Coding SNPs, evolution and disease phenotype: genome-wide bioinformatics
predictions and experimental functional studies

Many diseases, both Mendelian and complex, have been associated with single-nucleotide changes (SNPs) that lead to an amino acid substitution in the encoded protein (nonsynonymous SNPs, or nsSNPs). Because of ascertainment bias, nsSNPs may not necessarily be the dominant cause of human disease. Nevertheless, nsSNPs provide an excellent testing ground for using evolutionary analysis to predict the functional effects of genetic variation, as computational methods for inferring selective pressure in protein-coding sequences are well-established.

We have applied models of both negative and positive selection. One signature of negative selection is that in groups of related protein sequences, many positions in the protein are “conserved”; for instance, all serine proteases must possess the catalytic serine residue. To quantify this negative selection, we developed a “substitution position-specific evolutionary conservation” (subPSEC) score, a statistical measure of the likelihood of a particular amino acid substitution being deleterious. We then analyzed a large number of nsSNPs from a number of data sets: “normal” variation, Mendelian disease associated mutations and complex disease associated variation. We find that while Mendelian disease-associated nsSNPs tend to occur at highly conserved positions in proteins, complex disease nsSNPs do not. In contrast, applying a method for estimating positive selection (Ka/Ks ratios between human and mouse orthologs), we show that complex disease nsSNPs tend to occur in genes under recent positive selection (or relaxed negative selection).

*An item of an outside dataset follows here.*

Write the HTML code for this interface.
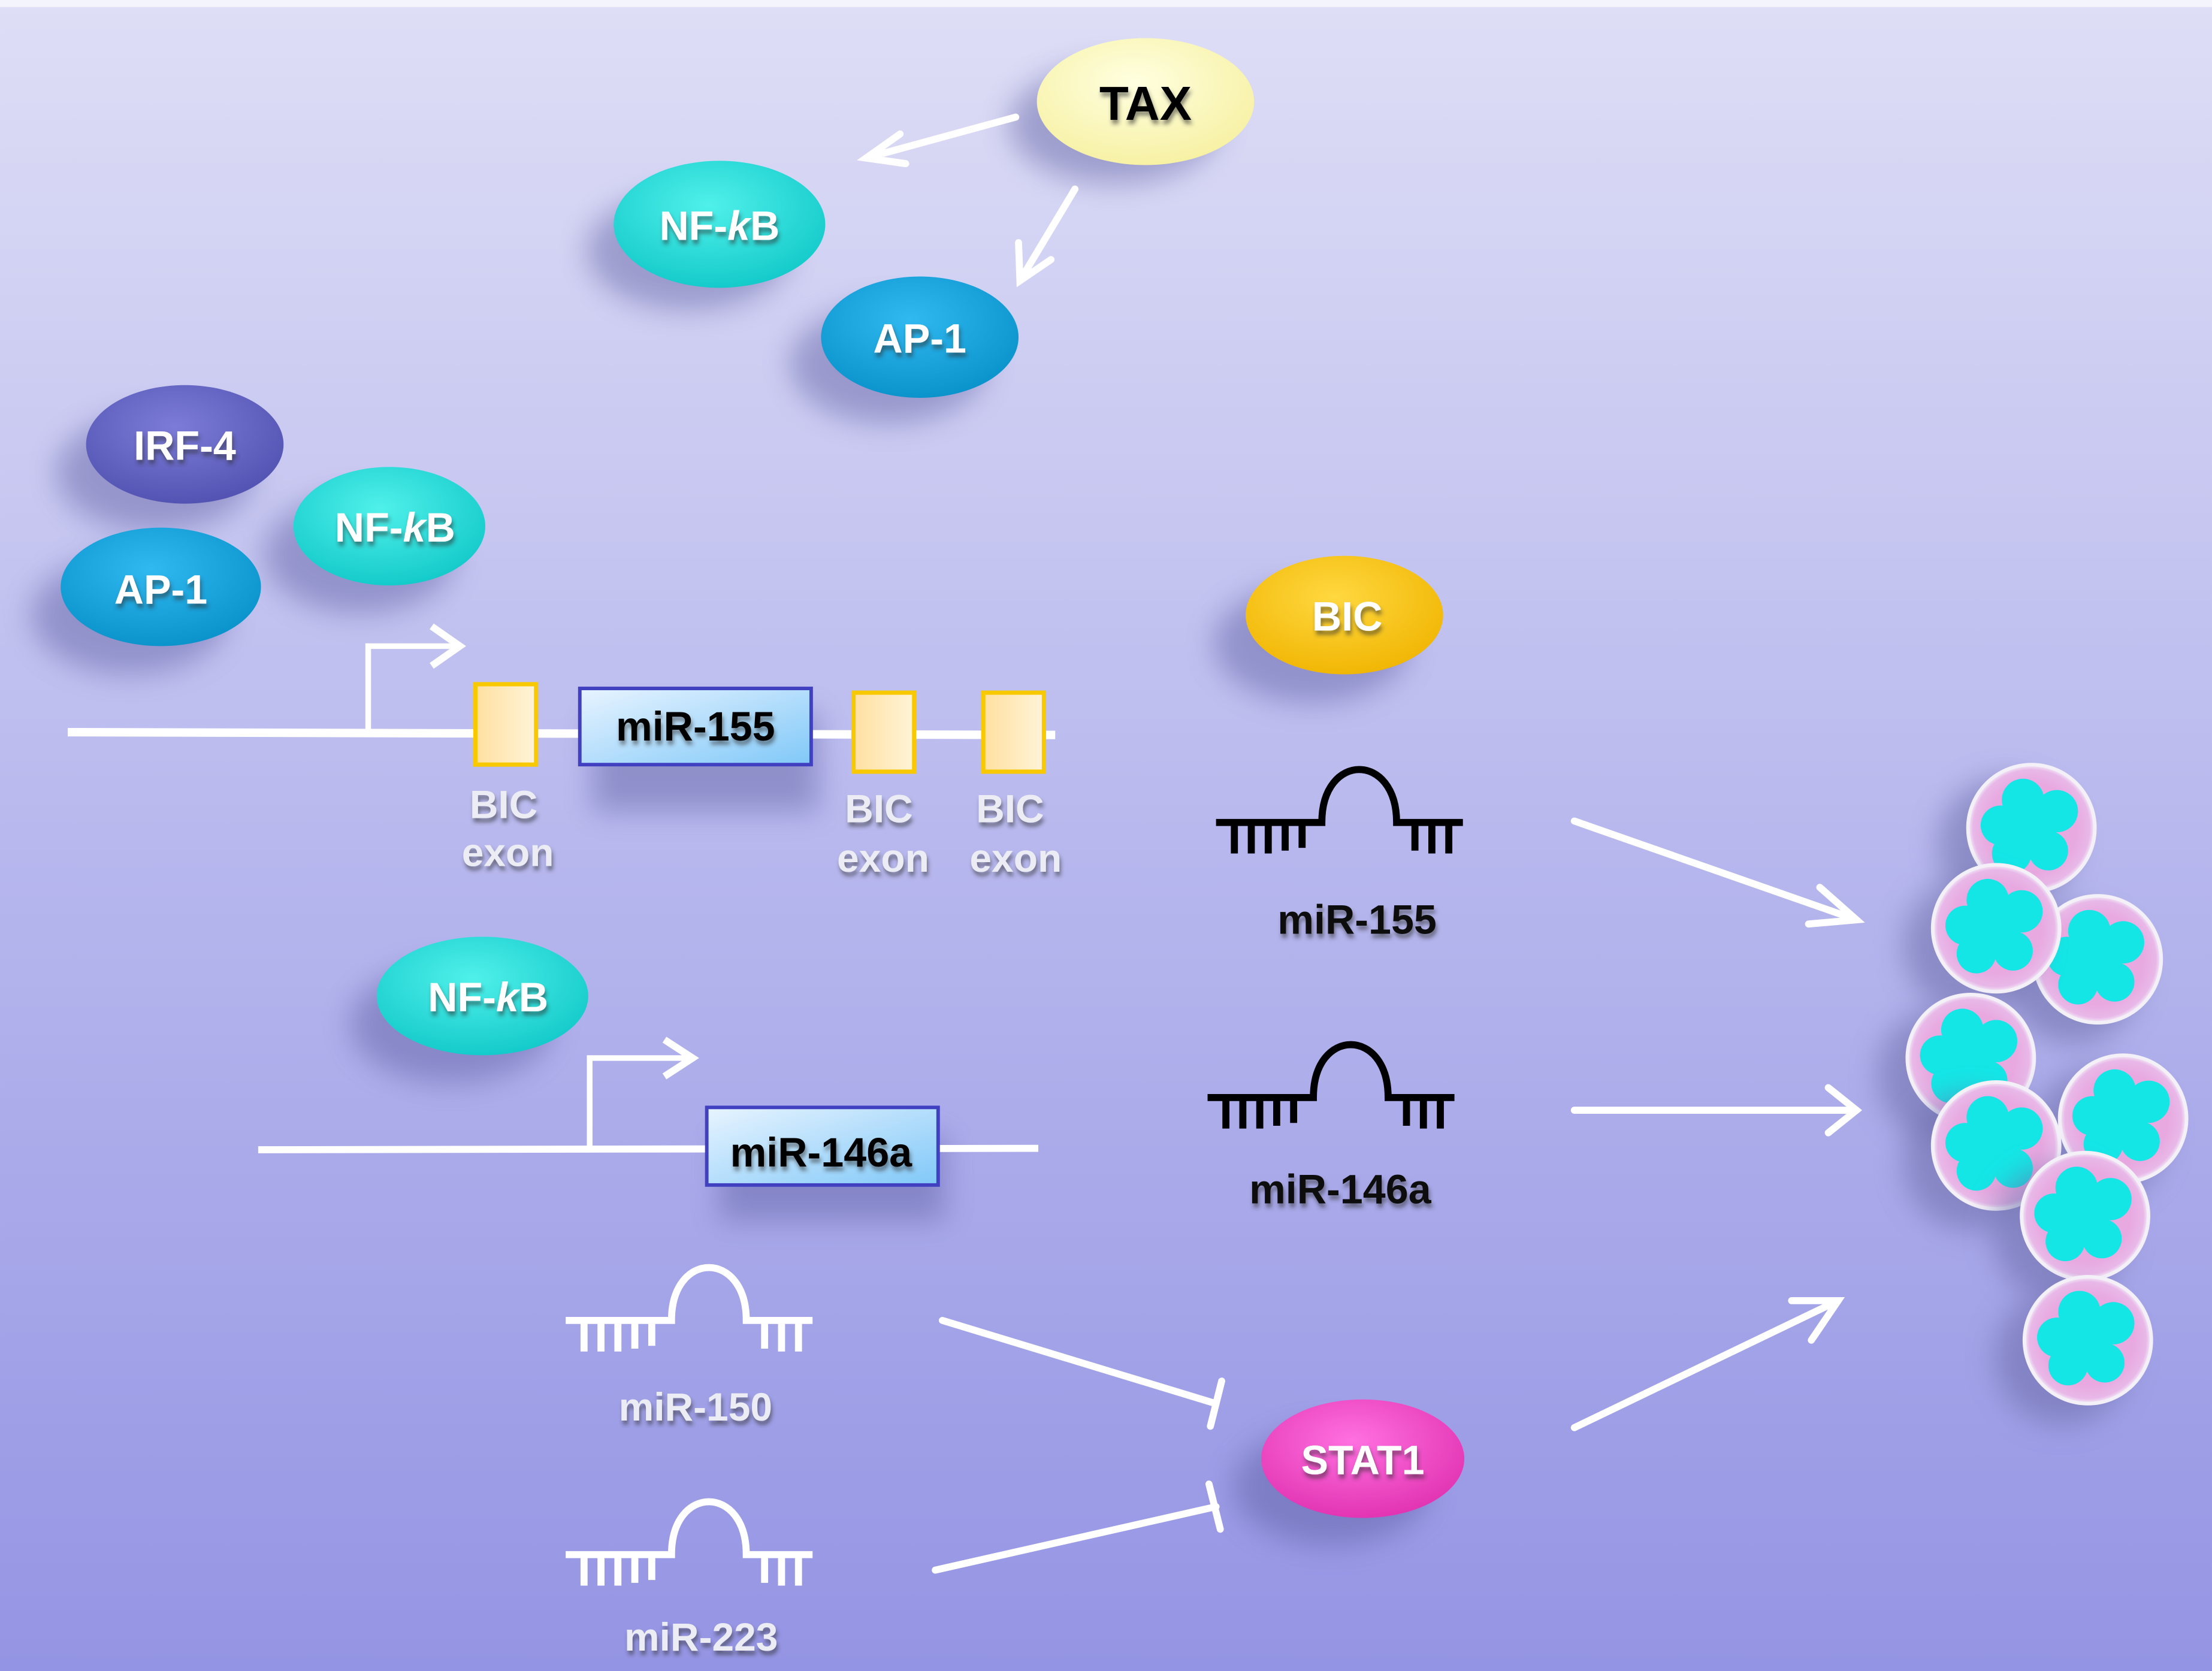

ABCA1 has been implicated in both Mendelian and complex disease. Mutations in the ABCA1 gene are causative for Tangier disease, an autosomal recessive disease associated with almost complete absence of HDL-cholesterol (HDL-C). Heterozygous individuals have decreased HDL-C and an increased risk of coronary artery disease, and common genetic variation in ABCA1 is associated with changes in HDL levels and disease risk. We used the subPSEC score to predict the functional effect on specific mutations in the ABCA1 gene, and in collaboration with Dr. M.R. Hayden and colleagues at UBC, have followed up these predictions with functional tests of cell lines expressing the mutant genes. We find that the subPSEC score appears to be a robust predictor of basal biochemical function in ABCA1. ABCA1 has also been a target for recent positive selection, consistent with its association with complex disease.

-------------------------------------------------------------------------------

Biosketch
Paul D. Thomas, Ph.D., is Sr. Director of the Computational Biology research group at Applied Biosystems.
The group focuses on evolutionary analysis of proteins and protein families, especially with respect to
conservation and divergence of protein function and biological pathways. The PANTHER system for
large-scale classification of protein function, and inference of functional amino acids is freely accessible
to the biological research community at http://panther.appliedbiosystems.com. Previously Dr. Thomas
directed the Protein Informatics group at Celera Genomics (Applied Biosystems’ sister company),
where he led the functional analysis of the repertoire of human genes (Venter et al., Science 291:1304, 2001).
Prior to joining Celera, Dr. Thomas led the research group at Molecular Applications Group, after holding
a research position in bio-and chemi-informatics at SmithKline Beecham Pharmaceuticals. Dr. Thomas
earned his PhD. in biophysics with Ken Dill at UCSF, studying computational structural biology.